December 2020's blog post from 343 Industries gave fans an insight into what the studio has done to improve its visuals. While screenshots don't accurately reflect how the gameplay will look when it's all in motion, they do highlight the steps taken to make the game look more grounded and less cartoony.
If 343 Industries manage to truly recreate that classic Halo feel - especially with its multiplayer - then this spiritual reboot could pave the way for the studio to continue the franchise, from a powerful foundation. But, if they don't manage to stick the landing, Infinite could be the final nail in the coffin for them.
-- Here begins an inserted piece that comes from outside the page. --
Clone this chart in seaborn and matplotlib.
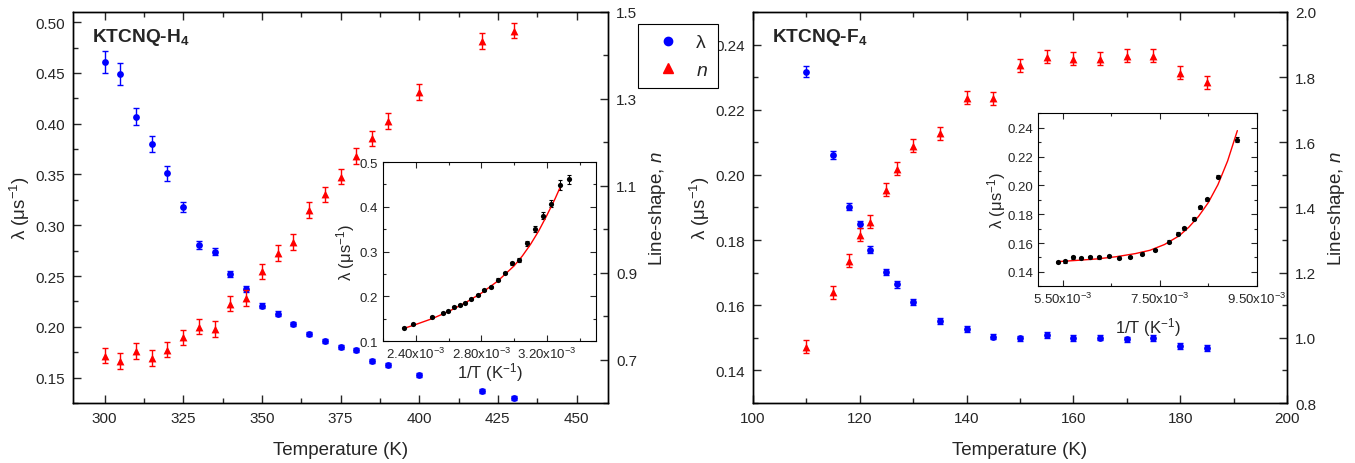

A poor performance at this crucial stage could push Microsoft to shut down the studio and give the franchise a complete reboot with one of its many other studios.
And now the ZeniMax/Bethesda acquisition has given Xbox even more options. Perhaps Arkane could take on Halo Infinite's goal of creating an open-world ring that players can explore; or maybe id Software could bring some of that DOOM magic to create a fast-paced multiplayer shooter. Microsoft has a lot of options, basically, so they no longer need to worry about relying on 343 Industries to continue the Halo franchise. Which should be all the motivation the studio needs to make the new Halo one to remember, exclusively for the right reasons.